Today I’m thrilled to announce the strategic OEM partnership with Starburst Data, the company behind Presto, the fastest growing SQL query engine in a disaggregated world. Through this partnership, Starburst Data will be offering a bundled solution that will bring our two open source technologies together and provide exceptional performance and multi-cloud capabilities for interactive analytic workloads. But before I get to the details of the Alluxio + Starburst solution, let’s take a step back and see why these technologies themselves are foundational elements of a modern data stack.
Let’s travel back 45 years to 1974, System R was being built at the IBM lab – the first implementation of a SEQUEL (Structured English Query Language) now known as SQL. The architecture included a parser, compiler, basic optimizer, system buffer pool and RSS – research storage system. Overtime this stack came to be known as the relational database.
While a lot has changed in the data world since 1974, from systems becoming more distributed to hardware becoming a gazillion times faster and a ton more data needing to be managed, the core concepts designed to manage data really haven’t. Historically databases were tightly integrated with all core components built together. Hadoop changed that. Compute and storage were still co-located but the entire system was highly distributed instead of being in a single or a few boxes.

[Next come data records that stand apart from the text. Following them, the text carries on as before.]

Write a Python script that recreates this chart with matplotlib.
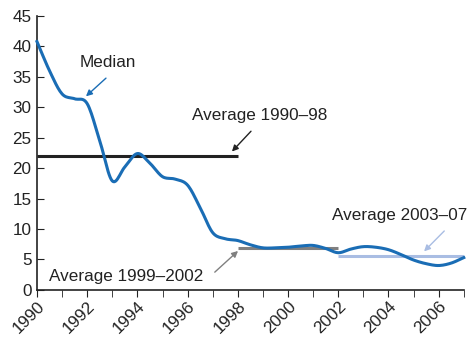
import matplotlib
matplotlib.use('Agg')
import numpy as np
import matplotlib.pyplot as plt

plt.rcParams['font.family'] = ['Liberation Sans', 'DejaVu Sans']

# Median, every half year
years = [1990, 1990.5, 1991, 1991.5, 1992, 1992.5, 1993, 1993.5, 1994, 1994.5,
         1995, 1995.5, 1996, 1996.5, 1997, 1997.5, 1998, 1998.5, 1999, 1999.5,
         2000, 2000.5, 2001, 2001.5, 2002, 2002.5, 2003, 2003.5, 2004, 2004.5,
         2005, 2005.5, 2006, 2006.5, 2007]
median = [40.8, 36.0, 32.2, 31.4, 30.6, 24.5, 17.9, 20.2, 22.4, 20.8,
          18.6, 18.2, 17.2, 13.5, 9.4, 8.4, 8.1, 7.4, 6.9, 6.9,
          7.0, 7.2, 7.3, 6.8, 6.1, 6.7, 7.1, 7.0, 6.6, 5.8,
          4.9, 4.3, 4.0, 4.4, 5.3]

# Period averages
avg_spans = [(1990, 1998), (1998, 2002), (2002, 2007)]
avg_values = [22.0, 6.8, 5.6]
avg_colors = ['#222222', '#808080', '#a9bde3']

xticks = list(range(1990, 2008, 2))


def smooth(x, y, n=12):
    # Catmull-Rom curve through the read points, only to draw them smoothly
    x = np.asarray(x, float)
    y = np.asarray(y, float)
    px = np.concatenate([[2 * x[0] - x[1]], x, [2 * x[-1] - x[-2]]])
    py = np.concatenate([[2 * y[0] - y[1]], y, [2 * y[-1] - y[-2]]])
    t = np.linspace(0, 1, n, endpoint=False)
    xs, ys = [], []
    for i in range(1, len(px) - 2):
        for p, out in ((px, xs), (py, ys)):
            p0, p1, p2, p3 = p[i - 1], p[i], p[i + 1], p[i + 2]
            out.extend(0.5 * (2 * p1 + (-p0 + p2) * t
                              + (2 * p0 - 5 * p1 + 4 * p2 - p3) * t ** 2
                              + (-p0 + 3 * p1 - 3 * p2 + p3) * t ** 3))
    xs.append(x[-1])
    ys.append(y[-1])
    return xs, ys


fs = 12.3
txt = '#222222'

fig = plt.figure(figsize=(4.68, 3.41), dpi=100)
ax = fig.add_axes([0.079, 0.15, 0.912, 0.803])

for (x0, x1), v, c in zip(avg_spans, avg_values, avg_colors):
    ax.plot([x0, x1], [v, v], color=c, lw=2.2, solid_capstyle='butt', zorder=2)

sx, sy = smooth(years, median)
ax.plot(sx, sy, color='#1a6db5', lw=2.2, zorder=3, clip_on=False)

# annotations
ax.text(1992.83, 37.4, 'Median', ha='center', va='center', fontsize=fs, color=txt)
ax.annotate('', xy=(1991.87, 31.5), xytext=(1992.83, 35.1),
            arrowprops=dict(arrowstyle='-|>', color='#1a6db5', lw=1, mutation_scale=9))

ax.text(1998.88, 28.6, 'Average 1990\u201398', ha='center', va='center',
        fontsize=fs, color=txt)
ax.annotate('', xy=(1997.69, 22.4), xytext=(1998.6, 26.4),
            arrowprops=dict(arrowstyle='-|>', color='#222222', lw=1, mutation_scale=9))

ax.text(1993.57, 2.2, 'Average 1999\u20132002', ha='center', va='center',
        fontsize=fs, color=txt)
ax.annotate('', xy=(1998.09, 6.7), xytext=(1997.0, 2.6),
            arrowprops=dict(arrowstyle='-|>', color='#808080', lw=1, mutation_scale=9))

ax.text(2004.46, 12.3, 'Average 2003\u201307', ha='center', va='center',
        fontsize=fs, color=txt)
ax.annotate('', xy=(2005.34, 6.0), xytext=(2006.3, 10.0),
            arrowprops=dict(arrowstyle='-|>', color='#a9bde3', lw=1, mutation_scale=9))

ax.set_xlim(1990, 2007)
ax.set_ylim(0, 45)
ax.set_yticks(range(0, 46, 5))
ax.set_xticks(xticks)
ax.set_xticks(range(1990, 2008), minor=True)
ax.set_xticklabels([str(y) for y in xticks], rotation=45, ha='right',
                   rotation_mode='anchor', fontsize=fs, color=txt)
ax.tick_params(axis='y', direction='in', length=5, labelsize=fs,
               labelcolor=txt, color=txt, pad=4)
ax.tick_params(axis='x', which='both', direction='out', length=5, color=txt)
ax.tick_params(axis='x', which='major', pad=1)
for s in ['top', 'right']:
    ax.spines[s].set_visible(False)
for s in ['left', 'bottom']:
    ax.spines[s].set_color(txt)
    ax.spines[s].set_linewidth(1.2)

fig.savefig('out.png', dpi=100)
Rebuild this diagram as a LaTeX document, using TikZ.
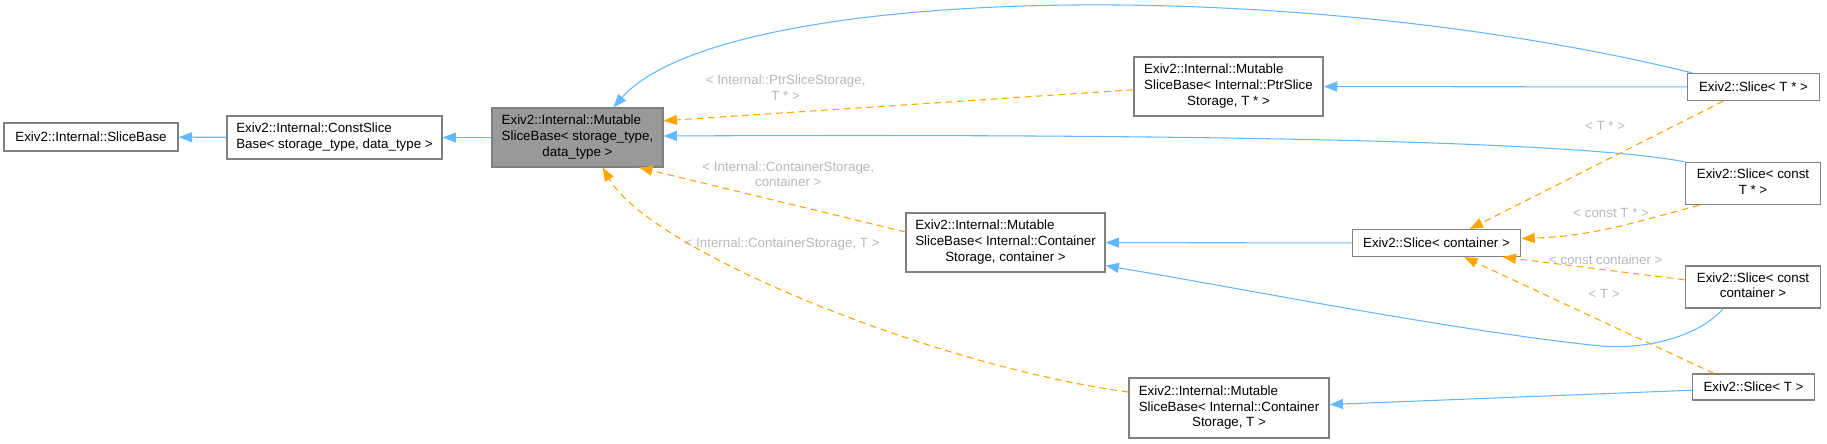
\documentclass[tikz,border=0pt]{standalone}
\usepackage{fontspec}
\setmainfont{Liberation Sans}
\usetikzlibrary{positioning,arrows.meta}
\definecolor{inhblue}{HTML}{63B8FF}
\definecolor{tplorange}{HTML}{FFA500}
\definecolor{tplgray}{HTML}{B8B8B8}
\definecolor{boxgray}{HTML}{808080}
\definecolor{hlgray}{HTML}{999999}
\newcommand{\lastrow}[1]{\multicolumn{1}{@{}c@{}}{#1}}

\begin{document}
\begin{tikzpicture}[x=0.75pt, y=-0.75pt,
font=\fontsize{10}{11.75}\selectfont,
box/.style = {draw=boxgray, line width=1.1pt, fill=white, inner sep=1pt},
hl/.style = {box, fill=hlgray},
inh/.style = {draw=inhblue, line width=0.8pt, -{Triangle[length=10pt,width=7.5pt]}},
tpl/.style = {inh, draw=tplorange, dash pattern=on 5pt off 3.5pt},
lbl/.style = {text=tplgray, inner sep=1pt, align=center}]
\useasboundingbox (0,0) rectangle (1827,443);

% base classes
\node[box, minimum width=130.5pt, minimum height=21pt] (sliceb) at (91,137) {Exiv2::Internal::SliceBase};
\node[box, minimum width=161pt, minimum height=32pt] (constb) at (334.5,137.5) {\begin{tabular}{@{}l@{}}Exiv2::Internal::ConstSlice\\Base< storage\_type, data\_type >\end{tabular}};
\node[hl, minimum width=128pt, minimum height=44pt] (mut) at (577.5,137.5) {\begin{tabular}{@{}l@{}}Exiv2::Internal::Mutable\\SliceBase< storage\_type,\\\lastrow{data\_type >}\end{tabular}};

% template instances of the mutable base
\node[box, minimum width=142pt, minimum height=44pt] (ptr) at (1228.5,86.5) {\begin{tabular}{@{}l@{}}Exiv2::Internal::Mutable\\SliceBase< Internal::PtrSlice\\\lastrow{Storage, T * >}\end{tabular}};
\node[box, minimum width=149pt, minimum height=44pt] (mutCc) at (1005.5,242.5) {\begin{tabular}{@{}l@{}}Exiv2::Internal::Mutable\\SliceBase< Internal::Container\\\lastrow{Storage, container >}\end{tabular}};
\node[box, minimum width=150pt, minimum height=45pt] (mutCT) at (1229,408) {\begin{tabular}{@{}l@{}}Exiv2::Internal::Mutable\\SliceBase< Internal::Container\\\lastrow{Storage, T >}\end{tabular}};

% slices
\node[box, minimum width=99pt, minimum height=20pt] (sliceTp) at (1753.5,87) {Exiv2::Slice< T * >};
\node[box, minimum width=101.6pt, minimum height=31.5pt] (sliceCTp) at (1753,183.5) {\begin{tabular}{@{}l@{}}Exiv2::Slice< const\\\lastrow{T * >}\end{tabular}};
\node[box, minimum width=126.3pt, minimum height=20pt] (sliceC) at (1436.5,243) {Exiv2::Slice< container >};
\node[box, minimum width=101.6pt, minimum height=31.5pt] (sliceCc) at (1753,287) {\begin{tabular}{@{}l@{}}Exiv2::Slice< const\\\lastrow{container >}\end{tabular}};
\node[box, minimum width=91.5pt, minimum height=19.5pt] (sliceT) at (1753.5,387) {Exiv2::Slice< T >};

% inheritance
\draw[inh] (constb) to (sliceb);
\draw[inh] (mut) to (constb);
\draw[inh] (sliceTp.167) .. controls (1280,-28) and (720,-14) .. (mut.40);
\draw[inh] (sliceCTp.north west) .. controls (1560,138) and (1100,134) .. (mut.1);
\draw[inh] (sliceTp) to (ptr);
\draw[inh] (sliceC) to (mutCc);
\draw[inh] (sliceCc.-144) .. controls (1700,335) and (1650,350) .. (1600,346) .. controls (1450,330) and (1250,290) .. (mutCc.-13);
\draw[inh] (sliceT.183) to (mutCT.2);

% template arguments
\draw[tpl] (ptr.182) to node[lbl, pos=0.74, above=8pt] {< Internal::PtrSliceStorage,\\T * >} (mut.11);
\draw[tpl] (mutCc.174) to node[lbl, pos=0.44, above=11pt] {< Internal::ContainerStorage,\\container >} (mut.-26);
\draw[tpl] (mutCT.171) .. controls (930,365) and (650,250) .. node[lbl, pos=0.545, above=28pt] {< Internal::ContainerStorage, T >} (mut.-50);
\draw[tpl] (sliceTp.205) to node[lbl, pos=0.466, above=21pt] {< T * >} (sliceC.23);
\draw[tpl] (sliceCTp.202) to[out=195, in=2] node[lbl, above=6pt] {< const T * >} (sliceC.3);
\draw[tpl] (sliceCc.174) to node[lbl, pos=0.433, above=2.5pt] {< const container >} (sliceC.-12);
\draw[tpl] (sliceT.161) to node[lbl, pos=0.439, above=16.5pt] {< T >} (sliceC.-27);
\end{tikzpicture}
\end{document}
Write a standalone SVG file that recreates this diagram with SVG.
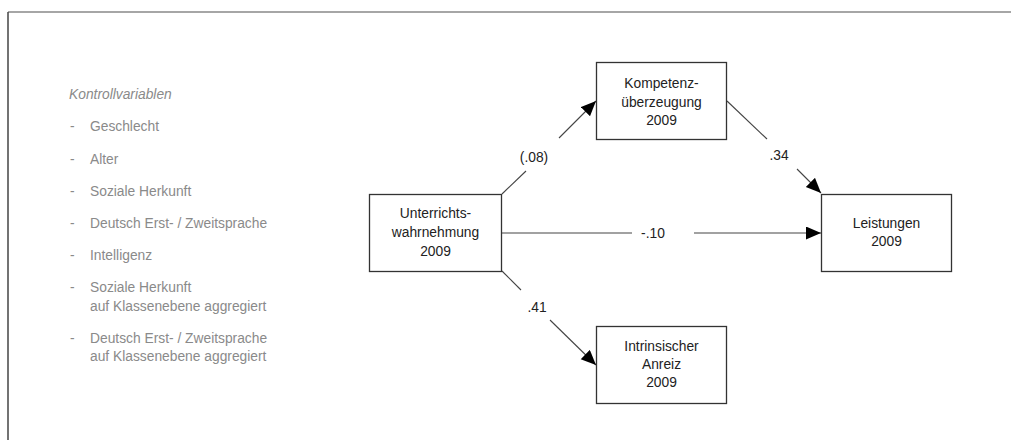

Cloud changed that. Today, the data stack that the most innovative companies like Uber, Twitter, JD.com and others are building is a fully disaggregated stack. Each core element of the original relational database management system is now a standalone layer. Storage engine options range widely from HDFS to cloud object stores to on premises object stores. Table catalog choices range from Hive Metastore on premises to AWS Glue on AWS. More will emerge. For the buffer pool increasingly called data orchestration, Alluxio is the primary contender and for the query engine Presto is the fastest growing option.
This brings me back to what I am excited about: the Starburst Data and Alluxio partnership. Alluxio’s data orchestration layer when deployed with Presto, optimizes the stack with tighter data locality on a per worker basis. To start with, users can use Alluxio for Presto caching. This means that the compute drives the data needs to be pulled from the underlying data silos and storage systems. Data gets stored into the buffer based on query behaviors which in turn means end user behavior which in turn means the hottest data. I/O is offloaded from the underlying slow storage system to a very fast data access layer in Alluxio.
To expand beyond presto caching, users can leverage data orchestration to move data from anywhere (on premises, across data centers, from cloud object store) closer to the query processing tier. Technically, this isn’t restricted to query engines, the compute could be ETL frameworks or Python-based machine learning frameworks to deep learning frameworks like Tensorflow.
Starburst + Alluxio = better together
Starburst Presto with Alluxio is a truly separated stack, enabling interactive big data analytics on any file or object store. Together, Starburst Presto and Alluxio helps jobs run up to 10x faster, makes important data local, and connects to a variety of storage systems and clouds.
With this partnership, users can directly buy Alluxio from Starburst Data. This even includes support. We’re excited to bring this partnership to our communities and look forward to seeing what you do! And we certainly hope you are excited too!
Users can now transform their legacy data warehouse approach to build adopt a modern cloud data stack, with a truly disaggregated data stack built on Presto, Alluxio and any file or object storage. Today it’s data orchestration bundled with Presto, tomorrow it will be data orchestration bundled yet another framework. Data orchestration has only just begun!